The European Film Awards (EFAs) have long styled themselves as “Europe’s answer to the Oscars”, even if, in terms of boosting commercial successes at the box office, their impact has been negligible. But as American studios increasingly prioritise franchise sequels over serious drama, and European films vie for major trophies outside the “best international feature” silo, the EFAs are feeling emboldened about becoming a major tastemaker for grownup cinema.
This year, the European Film Academy has for the first time moved its annual jamboree from December to the middle of the US awards season, right between the Golden Globes and the Academy Awards.
“Hollywood has stopped making movies for adults, with a few exceptions”, said Scott Roxborough, European bureau chief for the Hollywood Reporter. “That leaves room for the Europeans, who only make films for adults”.
Taking place at Berlin’s House of World Cultures this Saturday, the awards’ 38th edition could be a night of triumphs for Norwegian director Joachim Trier’s family drama Sentimental Value, which is nominated in five categories including best European film.
The meta-tale of familial estrangement and artistic competition has already scooped the Grand Prix at Cannes and a best supporting actor Golden Globe for Swedish veteran Stellan Skarsgård, and is seen as a major contender at the Oscars in March. “It’s the kind of serious dramatic film that Hollywood is generating fewer and fewer of,” said Roxborough.
After the Oscars expanded their best picture nominee count from five to 10 films in 2009, there has been a marked uptick in non-English-language films in the running. Swedish director Ruben Östlund’s Triangle of Sadness, French film-maker Justine Triet’s Anatomy of a Fall, British director Jonathan Glazer’s The Zone of Interest and French director Jacques Audiard’s Emilia Pérez all gained best picture nominations in recent years.
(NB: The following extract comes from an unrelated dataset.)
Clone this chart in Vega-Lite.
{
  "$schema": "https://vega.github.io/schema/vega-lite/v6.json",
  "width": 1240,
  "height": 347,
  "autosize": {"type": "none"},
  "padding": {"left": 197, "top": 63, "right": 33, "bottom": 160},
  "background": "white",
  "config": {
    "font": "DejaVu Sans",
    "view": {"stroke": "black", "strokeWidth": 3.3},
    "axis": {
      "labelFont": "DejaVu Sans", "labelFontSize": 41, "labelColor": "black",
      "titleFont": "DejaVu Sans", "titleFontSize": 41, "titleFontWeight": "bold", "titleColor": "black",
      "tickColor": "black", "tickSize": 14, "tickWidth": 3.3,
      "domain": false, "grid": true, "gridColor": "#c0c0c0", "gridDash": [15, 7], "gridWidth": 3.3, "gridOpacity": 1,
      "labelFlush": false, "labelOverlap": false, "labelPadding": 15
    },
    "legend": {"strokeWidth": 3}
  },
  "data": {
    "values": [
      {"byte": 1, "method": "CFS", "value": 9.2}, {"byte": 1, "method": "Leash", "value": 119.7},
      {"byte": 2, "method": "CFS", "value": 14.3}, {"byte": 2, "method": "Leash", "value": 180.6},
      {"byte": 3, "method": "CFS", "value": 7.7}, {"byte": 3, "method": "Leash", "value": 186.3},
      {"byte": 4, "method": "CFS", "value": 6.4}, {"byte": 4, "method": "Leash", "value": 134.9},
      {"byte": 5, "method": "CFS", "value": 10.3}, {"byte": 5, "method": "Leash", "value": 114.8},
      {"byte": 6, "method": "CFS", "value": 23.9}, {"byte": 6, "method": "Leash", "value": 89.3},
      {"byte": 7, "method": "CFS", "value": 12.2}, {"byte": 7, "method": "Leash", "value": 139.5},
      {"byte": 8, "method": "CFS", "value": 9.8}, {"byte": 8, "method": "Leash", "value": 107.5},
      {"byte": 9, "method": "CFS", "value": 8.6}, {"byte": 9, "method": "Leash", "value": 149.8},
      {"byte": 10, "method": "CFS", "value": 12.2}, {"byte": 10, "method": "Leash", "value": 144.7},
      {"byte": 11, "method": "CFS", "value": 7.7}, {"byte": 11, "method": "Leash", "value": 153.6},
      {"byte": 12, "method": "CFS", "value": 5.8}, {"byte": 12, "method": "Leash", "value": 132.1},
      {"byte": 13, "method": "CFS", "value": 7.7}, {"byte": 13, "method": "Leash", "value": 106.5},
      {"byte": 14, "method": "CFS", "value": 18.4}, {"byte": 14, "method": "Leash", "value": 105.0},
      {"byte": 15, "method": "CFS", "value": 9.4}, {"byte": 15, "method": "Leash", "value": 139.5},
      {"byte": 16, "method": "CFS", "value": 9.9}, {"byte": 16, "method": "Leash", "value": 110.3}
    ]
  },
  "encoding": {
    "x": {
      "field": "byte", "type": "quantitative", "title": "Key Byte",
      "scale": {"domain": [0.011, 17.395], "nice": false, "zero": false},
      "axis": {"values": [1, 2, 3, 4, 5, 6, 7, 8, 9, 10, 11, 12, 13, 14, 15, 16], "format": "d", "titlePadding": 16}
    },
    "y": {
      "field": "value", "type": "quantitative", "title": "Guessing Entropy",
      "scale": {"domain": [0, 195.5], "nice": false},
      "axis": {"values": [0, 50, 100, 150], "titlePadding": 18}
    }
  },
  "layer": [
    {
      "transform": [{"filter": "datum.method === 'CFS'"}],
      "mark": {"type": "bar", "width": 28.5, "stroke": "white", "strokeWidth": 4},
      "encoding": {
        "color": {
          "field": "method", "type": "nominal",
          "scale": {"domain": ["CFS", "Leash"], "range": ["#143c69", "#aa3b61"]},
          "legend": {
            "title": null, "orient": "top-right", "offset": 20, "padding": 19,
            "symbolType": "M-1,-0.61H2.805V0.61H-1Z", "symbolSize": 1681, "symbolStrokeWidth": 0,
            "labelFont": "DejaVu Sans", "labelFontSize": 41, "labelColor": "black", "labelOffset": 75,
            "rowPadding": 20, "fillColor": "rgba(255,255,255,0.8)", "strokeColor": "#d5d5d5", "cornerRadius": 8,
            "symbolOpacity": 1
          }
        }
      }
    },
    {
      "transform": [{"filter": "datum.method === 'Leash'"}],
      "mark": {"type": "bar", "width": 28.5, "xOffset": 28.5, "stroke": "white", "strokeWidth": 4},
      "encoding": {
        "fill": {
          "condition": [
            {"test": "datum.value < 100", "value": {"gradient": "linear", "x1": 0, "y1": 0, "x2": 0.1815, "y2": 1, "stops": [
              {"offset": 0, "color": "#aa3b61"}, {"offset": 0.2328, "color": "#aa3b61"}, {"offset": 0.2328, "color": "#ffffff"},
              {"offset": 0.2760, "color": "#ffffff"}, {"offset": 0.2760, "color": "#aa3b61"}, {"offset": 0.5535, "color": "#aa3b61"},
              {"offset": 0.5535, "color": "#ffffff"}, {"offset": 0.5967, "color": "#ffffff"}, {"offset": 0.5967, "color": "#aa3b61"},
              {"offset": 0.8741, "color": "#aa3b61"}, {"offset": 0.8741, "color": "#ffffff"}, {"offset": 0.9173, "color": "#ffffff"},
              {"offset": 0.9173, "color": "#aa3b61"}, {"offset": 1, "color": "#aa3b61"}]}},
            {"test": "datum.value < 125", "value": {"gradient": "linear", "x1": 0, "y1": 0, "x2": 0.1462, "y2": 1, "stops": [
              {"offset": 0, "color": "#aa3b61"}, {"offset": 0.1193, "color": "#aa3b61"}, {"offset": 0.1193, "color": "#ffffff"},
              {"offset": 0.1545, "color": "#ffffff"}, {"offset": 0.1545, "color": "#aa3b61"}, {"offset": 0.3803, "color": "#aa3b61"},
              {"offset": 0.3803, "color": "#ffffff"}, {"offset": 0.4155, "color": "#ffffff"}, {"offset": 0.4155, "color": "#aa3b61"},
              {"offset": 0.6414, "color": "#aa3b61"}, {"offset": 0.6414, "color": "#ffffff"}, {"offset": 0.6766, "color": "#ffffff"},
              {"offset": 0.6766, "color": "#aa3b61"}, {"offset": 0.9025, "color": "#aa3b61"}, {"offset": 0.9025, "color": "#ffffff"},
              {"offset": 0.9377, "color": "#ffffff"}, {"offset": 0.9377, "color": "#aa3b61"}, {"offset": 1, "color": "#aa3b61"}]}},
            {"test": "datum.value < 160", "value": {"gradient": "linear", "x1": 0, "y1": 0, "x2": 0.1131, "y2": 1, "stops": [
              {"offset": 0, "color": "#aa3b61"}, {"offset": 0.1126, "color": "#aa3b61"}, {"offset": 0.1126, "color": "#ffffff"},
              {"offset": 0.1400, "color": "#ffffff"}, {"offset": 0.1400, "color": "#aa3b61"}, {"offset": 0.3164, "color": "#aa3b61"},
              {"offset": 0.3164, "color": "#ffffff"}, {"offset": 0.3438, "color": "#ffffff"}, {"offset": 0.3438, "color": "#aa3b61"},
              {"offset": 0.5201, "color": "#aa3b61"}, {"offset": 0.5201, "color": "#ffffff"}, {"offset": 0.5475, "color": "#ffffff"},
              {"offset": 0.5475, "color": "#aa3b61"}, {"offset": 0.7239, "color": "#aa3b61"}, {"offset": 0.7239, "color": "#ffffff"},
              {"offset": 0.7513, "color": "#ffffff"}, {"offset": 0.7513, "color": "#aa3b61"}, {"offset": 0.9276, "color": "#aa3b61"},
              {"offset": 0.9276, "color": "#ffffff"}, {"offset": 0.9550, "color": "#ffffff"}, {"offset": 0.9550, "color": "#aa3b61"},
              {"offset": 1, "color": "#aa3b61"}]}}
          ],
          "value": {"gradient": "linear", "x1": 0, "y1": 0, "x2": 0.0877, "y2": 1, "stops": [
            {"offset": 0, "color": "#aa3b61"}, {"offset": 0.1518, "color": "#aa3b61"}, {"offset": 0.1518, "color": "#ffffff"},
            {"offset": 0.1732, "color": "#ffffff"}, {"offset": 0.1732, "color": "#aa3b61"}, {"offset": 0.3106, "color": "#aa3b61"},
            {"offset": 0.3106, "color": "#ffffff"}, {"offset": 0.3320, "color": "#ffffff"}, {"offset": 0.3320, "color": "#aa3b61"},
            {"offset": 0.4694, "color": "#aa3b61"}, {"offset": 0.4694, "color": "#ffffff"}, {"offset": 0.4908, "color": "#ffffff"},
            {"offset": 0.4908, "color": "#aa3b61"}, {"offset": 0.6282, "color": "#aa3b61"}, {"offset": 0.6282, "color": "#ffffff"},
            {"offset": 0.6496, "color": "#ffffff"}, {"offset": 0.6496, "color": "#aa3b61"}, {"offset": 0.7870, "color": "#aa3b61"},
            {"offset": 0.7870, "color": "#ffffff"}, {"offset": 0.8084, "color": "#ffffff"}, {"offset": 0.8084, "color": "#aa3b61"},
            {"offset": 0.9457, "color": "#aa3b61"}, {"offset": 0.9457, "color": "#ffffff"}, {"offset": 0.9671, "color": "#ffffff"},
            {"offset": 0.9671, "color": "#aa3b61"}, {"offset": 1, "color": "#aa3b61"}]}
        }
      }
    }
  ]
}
At the EFAs, Trier’s film faces competition from Spanish director Óliver Laxe’s Mad-Max-meets-Stalker thriller Sirāt, with four nominations, and German newcomer Mascha Schilinski’s The Sound of Falling and Iranian auteur Jafar Panahi’s French co-produced It Was Just an Accident, each nominated in three categories.
Saturday’s ceremony – which in place of a host will be “curated” by Irish documentary-maker Mark Cousins as a “live film essay” – is part of a long-held plan to to reposition the awards as a more glamorous event in the cultural calendar. Unlike in previous years, distributors have held special screenings of nominee films in order to canvas for votes, and Roxborough said there are signs that some European distributors were starting to shape their marketing campaigns around the awards.
“European cinema has gone on the front foot and repositioned itself to take on Hollywood – by moving its dates this year to the middle of January,” said British producer Mike Downey, the outgoing chair of the European Film Academy. “Our major overhaul and rebranding radically boosts our profile and, indeed, European cinema’s importance in the international awards season.”
While the EFA’s shortlisted films are resolutely art-house, Hollywood blockbuster productions continued to dominate the European box office in 2025. Yet strong showings for select homegrown productions are giving European distributors grounds for hope.
“This year has given us irrefutable proof that German film shouldn’t make itself smaller than it is,” wrote German broadsheet Süddeutsche Zeitung at the end of last year. French films, meanwhile, recorded a 6% rise in international markets in 2025.
“It is not just in the culture wars that Europe is holding its own – it’s at the box office as well,” said Downey. “If cinema admissions are anything to go by in the age of the streamer, Europe and the US are neck and neck on their respective turfs with $8.4 billion and $8.5 billion respectively in 2024 – and 2025 looking similar. So, there’s everything to play for.”